Turbulent Fluxes and Evaporation/Sublimation Rates on Earth, Mars, Titan, and Exoplanets

Turbulent fluxes of heat, momentum, and humidity in the atmospheric boundary layer are pivotal to the evolution of geology, weather and climate, and the possibility of life.Here we extend recent advances in calculating these near-surface turbulent fluxes in the Earth's atmospheric boundary layer to any terrestrial planetary body with an atmosphere. These improvements include: (1) incorporating Monin-Obukhov similarity functions that encompass the entire range of atmospheric stability expected on terrestrial planetary bodies, (2) accounting for the additional shear associated with buoyant plumes under unstable conditions, (3) using surface renewal theory to calculate transfer rates within the interfacial layer adjacent to the surface, and (4) explicitly accounting for key humidity effects that become especially important when a volatile is more buoyant than the ambient gas (e.g., on Mars where H2O is lighter than CO2).
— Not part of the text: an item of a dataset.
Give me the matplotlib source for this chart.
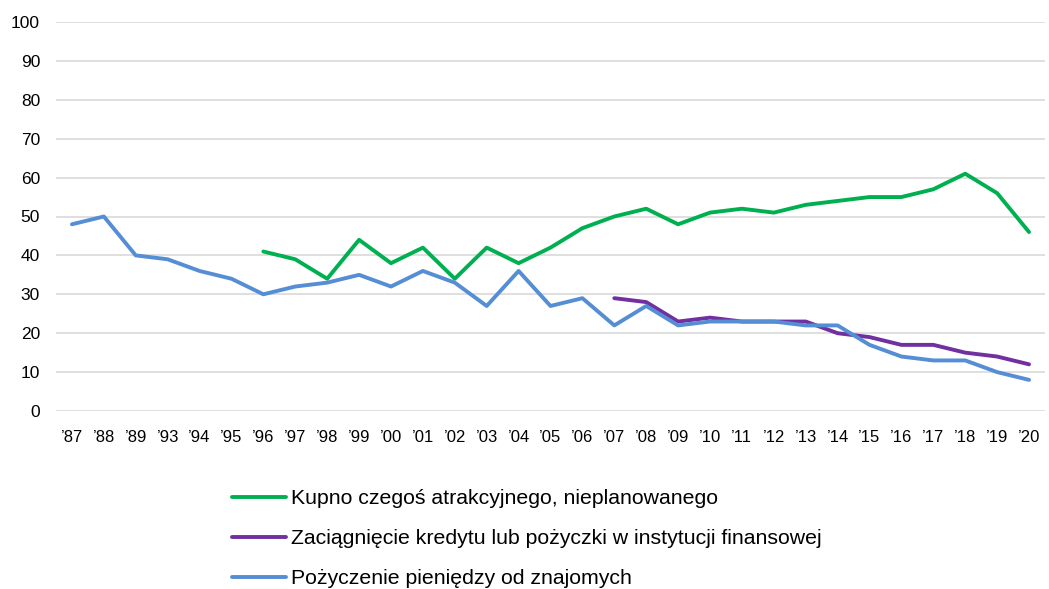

We validated our model using in-situ data collected on Earth, Mars, and Titan under a wide range of atmospheric stability, pressure, and surface roughness conditions. We find that the model shows up to 5 times better agreement with measurements compared to methods commonly used on Mars. To illustrate the wide range of problems our model can be applied to, we predict sublimation rates from glaciers and sea ice on Snowball Earth, the thickness of lake ice on Mars, dust/sand lifting conditions on Titan, and the lifetime of oceans on potentially habitable exoplanets. Our generalized model can also provide improved estimates of near-surface atmospheric conditions faced by future robotic and human missions to these locations.